What is asked = In the records that follow, the lines from the one containing "Generate a component" to the one containing "const noValues = [18, 23, 14, 20, 11, 28];", inclusive, are to be given again exactly.

Start of Source data

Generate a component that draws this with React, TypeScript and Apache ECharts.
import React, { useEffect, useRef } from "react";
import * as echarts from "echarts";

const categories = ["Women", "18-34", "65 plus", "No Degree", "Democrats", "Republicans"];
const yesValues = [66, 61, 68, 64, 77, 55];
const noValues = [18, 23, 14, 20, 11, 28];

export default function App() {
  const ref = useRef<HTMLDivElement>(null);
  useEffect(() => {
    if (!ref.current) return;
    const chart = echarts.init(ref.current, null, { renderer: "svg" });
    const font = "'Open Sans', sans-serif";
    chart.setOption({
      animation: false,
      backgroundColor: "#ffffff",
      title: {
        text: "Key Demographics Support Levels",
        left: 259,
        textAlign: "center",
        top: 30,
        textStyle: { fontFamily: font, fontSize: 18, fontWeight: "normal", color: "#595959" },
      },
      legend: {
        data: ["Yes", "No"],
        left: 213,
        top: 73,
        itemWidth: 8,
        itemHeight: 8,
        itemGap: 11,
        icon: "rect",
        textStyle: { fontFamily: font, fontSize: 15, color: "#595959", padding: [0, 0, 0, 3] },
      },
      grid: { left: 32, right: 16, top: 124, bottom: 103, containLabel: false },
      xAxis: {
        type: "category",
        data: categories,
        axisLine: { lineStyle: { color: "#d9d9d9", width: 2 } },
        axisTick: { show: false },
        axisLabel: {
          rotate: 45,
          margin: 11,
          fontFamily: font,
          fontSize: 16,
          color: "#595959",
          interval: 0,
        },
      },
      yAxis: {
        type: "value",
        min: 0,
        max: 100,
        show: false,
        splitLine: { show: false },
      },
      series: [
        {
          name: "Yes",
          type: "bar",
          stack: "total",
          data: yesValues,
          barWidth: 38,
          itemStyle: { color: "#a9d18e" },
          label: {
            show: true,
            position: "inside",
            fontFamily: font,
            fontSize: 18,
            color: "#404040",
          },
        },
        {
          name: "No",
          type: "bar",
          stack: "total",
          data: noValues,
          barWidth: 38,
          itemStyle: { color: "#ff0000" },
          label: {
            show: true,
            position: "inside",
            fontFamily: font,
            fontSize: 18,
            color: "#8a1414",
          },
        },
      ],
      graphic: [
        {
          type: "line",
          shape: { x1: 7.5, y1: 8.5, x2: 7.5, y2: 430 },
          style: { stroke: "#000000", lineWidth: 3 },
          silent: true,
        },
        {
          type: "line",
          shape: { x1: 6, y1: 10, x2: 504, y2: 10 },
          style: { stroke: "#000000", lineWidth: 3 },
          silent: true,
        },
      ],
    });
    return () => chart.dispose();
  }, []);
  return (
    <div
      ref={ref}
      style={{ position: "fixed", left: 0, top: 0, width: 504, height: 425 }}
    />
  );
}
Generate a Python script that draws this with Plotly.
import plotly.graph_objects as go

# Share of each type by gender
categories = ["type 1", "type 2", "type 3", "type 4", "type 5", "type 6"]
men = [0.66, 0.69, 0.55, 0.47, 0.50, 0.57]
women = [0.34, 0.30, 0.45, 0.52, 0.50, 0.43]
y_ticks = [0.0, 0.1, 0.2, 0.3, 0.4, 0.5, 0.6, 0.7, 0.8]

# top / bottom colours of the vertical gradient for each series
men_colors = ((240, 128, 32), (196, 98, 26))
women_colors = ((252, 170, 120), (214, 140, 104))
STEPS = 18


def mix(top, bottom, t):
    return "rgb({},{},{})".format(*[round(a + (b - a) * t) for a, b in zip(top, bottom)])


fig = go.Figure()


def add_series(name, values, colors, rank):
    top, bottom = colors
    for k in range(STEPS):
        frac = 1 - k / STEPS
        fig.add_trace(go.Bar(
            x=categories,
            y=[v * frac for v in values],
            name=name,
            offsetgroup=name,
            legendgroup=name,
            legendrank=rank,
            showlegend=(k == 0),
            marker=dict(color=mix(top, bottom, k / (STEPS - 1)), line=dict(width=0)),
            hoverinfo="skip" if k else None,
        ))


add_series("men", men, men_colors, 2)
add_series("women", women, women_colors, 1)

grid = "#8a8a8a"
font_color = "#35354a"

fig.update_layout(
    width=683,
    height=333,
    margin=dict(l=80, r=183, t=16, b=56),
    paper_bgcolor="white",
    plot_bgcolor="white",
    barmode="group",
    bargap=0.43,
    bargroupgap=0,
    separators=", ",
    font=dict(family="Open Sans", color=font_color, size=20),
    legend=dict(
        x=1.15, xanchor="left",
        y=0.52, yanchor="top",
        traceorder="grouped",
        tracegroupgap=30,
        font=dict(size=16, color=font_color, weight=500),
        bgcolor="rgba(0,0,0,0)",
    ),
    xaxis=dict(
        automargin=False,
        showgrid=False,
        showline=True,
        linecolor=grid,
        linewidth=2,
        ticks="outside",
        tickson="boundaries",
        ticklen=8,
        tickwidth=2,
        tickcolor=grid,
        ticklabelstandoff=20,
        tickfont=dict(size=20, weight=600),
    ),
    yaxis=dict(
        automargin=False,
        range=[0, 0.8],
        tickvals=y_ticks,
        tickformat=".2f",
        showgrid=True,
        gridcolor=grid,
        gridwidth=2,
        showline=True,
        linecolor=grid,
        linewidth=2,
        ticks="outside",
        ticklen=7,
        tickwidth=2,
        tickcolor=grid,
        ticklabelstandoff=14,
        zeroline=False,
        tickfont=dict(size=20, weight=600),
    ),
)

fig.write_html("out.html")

End of Source data
Start of Source data

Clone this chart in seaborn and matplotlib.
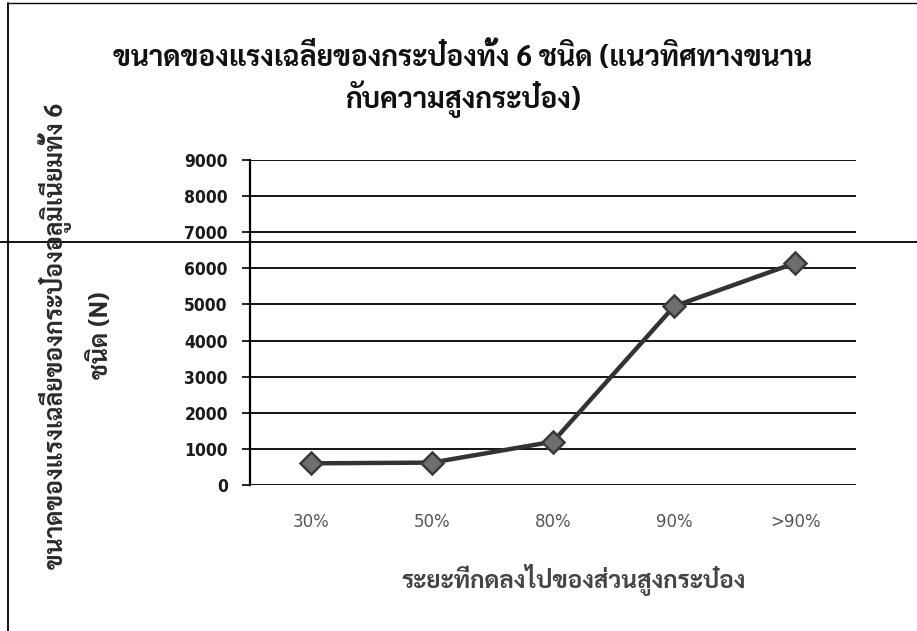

End of Source data

Response to this exercise =
Generate a component that draws this with React, TypeScript and Apache ECharts.
import React, { useEffect, useRef } from "react";
import * as echarts from "echarts";

const categories = ["Women", "18-34", "65 plus", "No Degree", "Democrats", "Republicans"];
const yesValues = [66, 61, 68, 64, 77, 55];
const noValues = [18, 23, 14, 20, 11, 28];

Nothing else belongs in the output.